WHAT NEEDS TO BE DONE.
Starting with the first line below, extract each line through the one that contains "ax.spines[s].set_linewidth(2.9)", inclusive, excluding pictures.

(Collection entries)
— Start —

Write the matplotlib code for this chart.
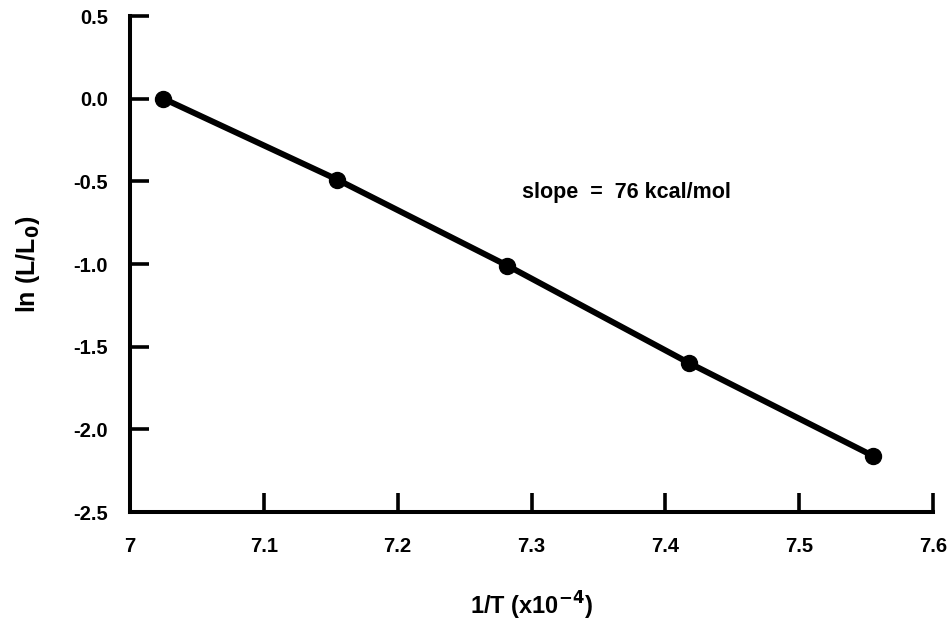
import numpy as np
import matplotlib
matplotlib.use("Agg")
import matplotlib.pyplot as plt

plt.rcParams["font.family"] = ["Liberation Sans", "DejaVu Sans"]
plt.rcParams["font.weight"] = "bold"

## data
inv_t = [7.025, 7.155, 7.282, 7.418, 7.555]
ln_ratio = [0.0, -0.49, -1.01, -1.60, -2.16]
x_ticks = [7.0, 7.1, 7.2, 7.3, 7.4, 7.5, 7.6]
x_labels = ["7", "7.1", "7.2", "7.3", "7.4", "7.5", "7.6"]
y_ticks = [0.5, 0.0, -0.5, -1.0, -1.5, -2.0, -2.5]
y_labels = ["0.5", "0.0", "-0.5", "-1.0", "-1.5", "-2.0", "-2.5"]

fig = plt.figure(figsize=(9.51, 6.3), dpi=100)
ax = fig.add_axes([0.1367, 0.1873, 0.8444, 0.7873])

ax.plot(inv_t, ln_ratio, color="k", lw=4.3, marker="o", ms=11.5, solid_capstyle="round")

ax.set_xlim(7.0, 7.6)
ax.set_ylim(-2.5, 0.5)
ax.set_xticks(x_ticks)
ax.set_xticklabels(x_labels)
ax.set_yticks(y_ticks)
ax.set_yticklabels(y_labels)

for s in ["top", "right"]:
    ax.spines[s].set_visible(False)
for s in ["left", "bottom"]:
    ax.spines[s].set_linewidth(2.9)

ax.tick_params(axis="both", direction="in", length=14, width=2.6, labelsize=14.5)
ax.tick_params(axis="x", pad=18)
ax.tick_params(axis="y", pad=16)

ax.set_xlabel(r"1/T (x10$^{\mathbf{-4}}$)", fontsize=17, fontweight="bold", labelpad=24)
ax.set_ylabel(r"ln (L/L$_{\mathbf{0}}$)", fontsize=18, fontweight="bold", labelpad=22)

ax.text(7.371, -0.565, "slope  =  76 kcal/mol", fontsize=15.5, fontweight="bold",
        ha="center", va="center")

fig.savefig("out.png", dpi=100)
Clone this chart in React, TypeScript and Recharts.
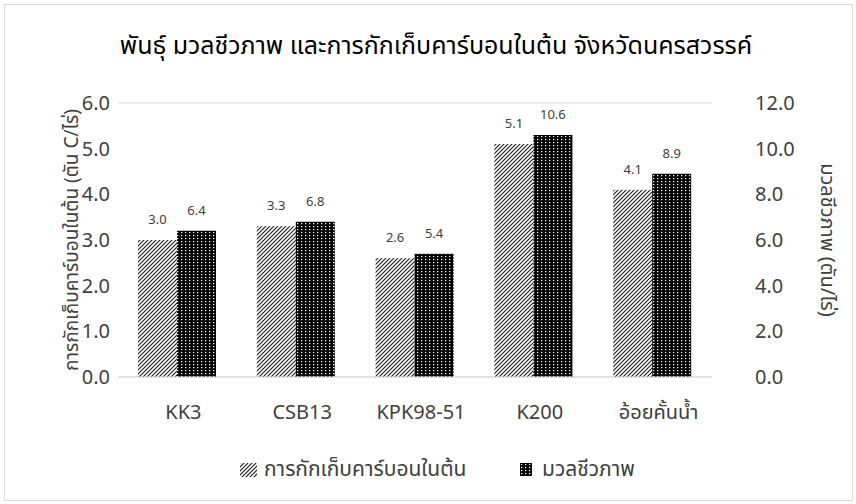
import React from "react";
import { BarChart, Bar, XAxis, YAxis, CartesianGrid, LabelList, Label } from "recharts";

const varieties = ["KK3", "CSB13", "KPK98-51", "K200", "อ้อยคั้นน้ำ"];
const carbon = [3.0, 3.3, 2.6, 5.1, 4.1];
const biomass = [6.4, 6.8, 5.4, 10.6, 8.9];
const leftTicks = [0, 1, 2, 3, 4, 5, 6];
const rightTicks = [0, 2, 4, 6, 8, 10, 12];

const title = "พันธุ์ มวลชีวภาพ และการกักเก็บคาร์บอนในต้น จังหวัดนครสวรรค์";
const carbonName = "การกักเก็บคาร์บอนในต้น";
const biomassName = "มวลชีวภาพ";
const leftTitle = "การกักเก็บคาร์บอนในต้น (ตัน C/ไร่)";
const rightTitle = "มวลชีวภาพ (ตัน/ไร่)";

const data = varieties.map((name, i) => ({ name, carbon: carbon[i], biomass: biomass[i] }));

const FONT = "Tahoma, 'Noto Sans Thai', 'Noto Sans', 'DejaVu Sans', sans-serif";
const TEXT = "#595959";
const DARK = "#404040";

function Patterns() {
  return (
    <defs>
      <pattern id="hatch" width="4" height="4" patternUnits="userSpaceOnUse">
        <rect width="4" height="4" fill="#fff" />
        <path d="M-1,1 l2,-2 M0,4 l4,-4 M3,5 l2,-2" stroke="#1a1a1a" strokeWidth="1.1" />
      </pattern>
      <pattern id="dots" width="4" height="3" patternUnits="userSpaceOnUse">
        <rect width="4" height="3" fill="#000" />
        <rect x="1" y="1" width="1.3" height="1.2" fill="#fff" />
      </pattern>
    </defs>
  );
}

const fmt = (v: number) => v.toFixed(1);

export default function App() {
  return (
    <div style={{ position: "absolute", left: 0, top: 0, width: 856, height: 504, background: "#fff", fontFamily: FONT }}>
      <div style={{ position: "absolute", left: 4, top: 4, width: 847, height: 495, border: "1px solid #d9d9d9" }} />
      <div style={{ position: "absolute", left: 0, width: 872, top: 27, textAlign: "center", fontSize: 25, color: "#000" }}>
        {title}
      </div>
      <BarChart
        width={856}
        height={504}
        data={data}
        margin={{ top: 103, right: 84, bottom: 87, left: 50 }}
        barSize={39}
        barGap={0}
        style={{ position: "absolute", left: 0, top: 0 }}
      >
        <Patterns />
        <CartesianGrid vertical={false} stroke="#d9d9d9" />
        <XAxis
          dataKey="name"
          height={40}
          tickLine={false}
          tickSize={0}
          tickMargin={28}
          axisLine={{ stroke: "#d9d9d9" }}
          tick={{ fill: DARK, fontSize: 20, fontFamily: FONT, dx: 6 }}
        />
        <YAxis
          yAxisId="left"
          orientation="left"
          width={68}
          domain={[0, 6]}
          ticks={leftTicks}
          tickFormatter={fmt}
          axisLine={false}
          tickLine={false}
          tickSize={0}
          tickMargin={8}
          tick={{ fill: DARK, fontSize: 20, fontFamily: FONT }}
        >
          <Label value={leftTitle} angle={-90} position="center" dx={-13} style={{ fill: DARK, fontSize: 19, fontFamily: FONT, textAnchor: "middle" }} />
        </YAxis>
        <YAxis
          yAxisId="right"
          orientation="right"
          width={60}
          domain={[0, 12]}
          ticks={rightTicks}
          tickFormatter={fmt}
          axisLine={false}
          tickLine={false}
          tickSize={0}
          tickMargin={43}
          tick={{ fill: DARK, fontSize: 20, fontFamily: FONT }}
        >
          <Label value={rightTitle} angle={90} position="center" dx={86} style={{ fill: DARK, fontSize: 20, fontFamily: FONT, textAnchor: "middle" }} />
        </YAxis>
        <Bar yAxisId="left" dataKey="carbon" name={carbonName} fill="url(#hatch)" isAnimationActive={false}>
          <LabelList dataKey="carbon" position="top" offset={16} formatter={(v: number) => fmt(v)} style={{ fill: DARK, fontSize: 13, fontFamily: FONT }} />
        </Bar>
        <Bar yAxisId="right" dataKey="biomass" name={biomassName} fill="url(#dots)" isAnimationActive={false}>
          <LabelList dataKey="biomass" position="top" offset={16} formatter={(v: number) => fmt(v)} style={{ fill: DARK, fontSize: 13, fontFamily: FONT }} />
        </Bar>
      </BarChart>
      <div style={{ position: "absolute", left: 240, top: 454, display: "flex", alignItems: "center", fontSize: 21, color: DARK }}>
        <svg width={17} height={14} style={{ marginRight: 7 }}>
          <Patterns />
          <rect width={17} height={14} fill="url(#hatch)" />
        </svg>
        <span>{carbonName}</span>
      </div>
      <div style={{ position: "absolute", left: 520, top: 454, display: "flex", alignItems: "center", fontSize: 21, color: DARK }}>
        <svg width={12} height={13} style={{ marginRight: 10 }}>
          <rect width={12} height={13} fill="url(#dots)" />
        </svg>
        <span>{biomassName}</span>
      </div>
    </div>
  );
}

— End —

EXERCISE SOLUTION.
Write the matplotlib code for this chart.
import numpy as np
import matplotlib
matplotlib.use("Agg")
import matplotlib.pyplot as plt

plt.rcParams["font.family"] = ["Liberation Sans", "DejaVu Sans"]
plt.rcParams["font.weight"] = "bold"

## data
inv_t = [7.025, 7.155, 7.282, 7.418, 7.555]
ln_ratio = [0.0, -0.49, -1.01, -1.60, -2.16]
x_ticks = [7.0, 7.1, 7.2, 7.3, 7.4, 7.5, 7.6]
x_labels = ["7", "7.1", "7.2", "7.3", "7.4", "7.5", "7.6"]
y_ticks = [0.5, 0.0, -0.5, -1.0, -1.5, -2.0, -2.5]
y_labels = ["0.5", "0.0", "-0.5", "-1.0", "-1.5", "-2.0", "-2.5"]

fig = plt.figure(figsize=(9.51, 6.3), dpi=100)
ax = fig.add_axes([0.1367, 0.1873, 0.8444, 0.7873])

ax.plot(inv_t, ln_ratio, color="k", lw=4.3, marker="o", ms=11.5, solid_capstyle="round")

ax.set_xlim(7.0, 7.6)
ax.set_ylim(-2.5, 0.5)
ax.set_xticks(x_ticks)
ax.set_xticklabels(x_labels)
ax.set_yticks(y_ticks)
ax.set_yticklabels(y_labels)

for s in ["top", "right"]:
    ax.spines[s].set_visible(False)
for s in ["left", "bottom"]:
    ax.spines[s].set_linewidth(2.9)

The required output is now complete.